The menu is so refreshingly short and inexpensive (with nothing over 90 cents), it seems you pretty much can't go wrong by simply ordering one of each and supplementing from there. Trying to navigate the exhaustive combo menu is a bit more confusing. Prices start in the $5 range for a seven-piece combo of nori and inari or a mix of everything but California rolls or just California rolls. Box sizes top out at 36 and, apparently, locals love those biggie boxes for celebrations. A sign with instructions on how to place New Year's Eve orders beginning December 1 has a footnote now taped to it: SOLD OUT for New Year's Eve.
As planned, I order one of everything and ask Emi to choose a few to double up on. “Pressure!” she jokes. People either love or hate the mackerel, she says, but after doublechecking twice to make sure I like fish (that would be a yes) she throws in a double order of the Saba and suggests a second California roll too. I've had one too many of those in my lifetime and veto it, so she adds an additional Nori-Maki roll instead. Grand total for this custom-created eight-piece extravaganza? $6.40.
Remember that famous line bouncers used to yell out when a bar closed? “You don’t have to go home but you can’t stay here.” (They probably still use it, I’m just thankfully not still out at closing time anymore.) That sort of sums up the dining situation at Sakae. It's a takeout joint in the truest sense of the term. There are two vinyl green couches and a couple of wooden stools inside the narrow space, but I imagine, attempting to eat here would probably get you the same odd looks as if you busted out a platter of sushi and a pair of chopsticks in a dentist’s waiting room. The only table in sight is covered with issues of Vanity Fair and InStyle to help customers pass the time until their orders are ready ? and they leave to eat elsewhere. I sit down along with two other diners-in-waiting and watch as a twentysomething, who's clearly more thought out than the rest of us in here, breezes through to pick up an order all ready for him.

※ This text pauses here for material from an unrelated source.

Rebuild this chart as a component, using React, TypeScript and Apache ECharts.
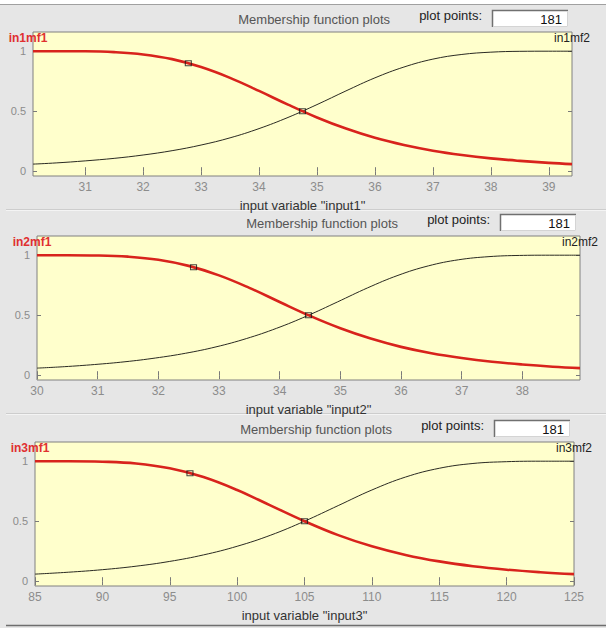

The perfectly-packed white cardboard box the sushi arrives in is truly gorgeous, wrapped in a paper sleeve with the restaurant's logo, and it reminds me of the boxes of pastries my family would pick up from the local Italian bakery when I was a kid. Sakae is, indeed, serious about its packaging. Boxes of 12 pieces or more get wrapped in string rather than paper, and any order under seven pieces comes on a much less exciting Styrofoam plate covered in wax paper. Take my advice: It's well worth throwing in a few extra pieces just to proudly march out with that box and unwrap it like a gift when you get home.
When it's finally time to dig in later back at my place, I start with the nori-maki. The shitake pieces are plump with a touch of caramel and smoke, while the tender squash is sweet with a bite. The itty-bitty piece of fresh spinach leaf gives the roll a baby burst of color and the seaweed's consistency is spot-on. I prefer the tamago version by a hair for no other reason than the addition of the springy cooked egg rambling along the exterior.
As for the saba, a block of rice is half covered in a small sashimi-width piece of fish, while a glistening piece of snowy silver skin is draped over the rest. I’m glad I’ve got two orders, which enable me to eat my first with the rice and then try the mackerel on its own. I enjoy the delicate fish (though I only detect the faintest pickled taste), but the skin all by itself is a touch too pungent for me. Turns out Sakae happily heeds frequent requests for just fish, no skin.
The razor-thin slice of shrimp is wonderfully fresh tasting, but seems almost like a garnish for the block of rice. Part of the reason Sakae's prices are so low has nothing to do with quality, but rather quantity. The place is heavy handed with its rice, so get in the mindset that you'll be eating more of the white stuff than anything else and you'll be fine, since, luckily, that rice is something special — heavy on the vinegar and seasoning and full of more flavor than your average sushi rice.
The California roll is probably the item with the lowest rice-to-other-good-stuff ratio (read: best bang for your tiny buck) with two huge chunks of creamy avocado and a few hefty slices of shrimp.
The Inari is my favorite. The tofu skin is a touch juicy and has nutty flavor with a hint of sugar. It complements the tart rice its holding perfectly as I bite into both.
If you're craving hearty slices of fish, today isn't the day for Sakae. But for something a bit different (at a breathtakingly low price), it's worth a stop. And I've kind of fallen in love with Emi's family, who seem to truly take great pride in everything they send you home with, including, of course, that lovely little box I still haven't been able to throw away.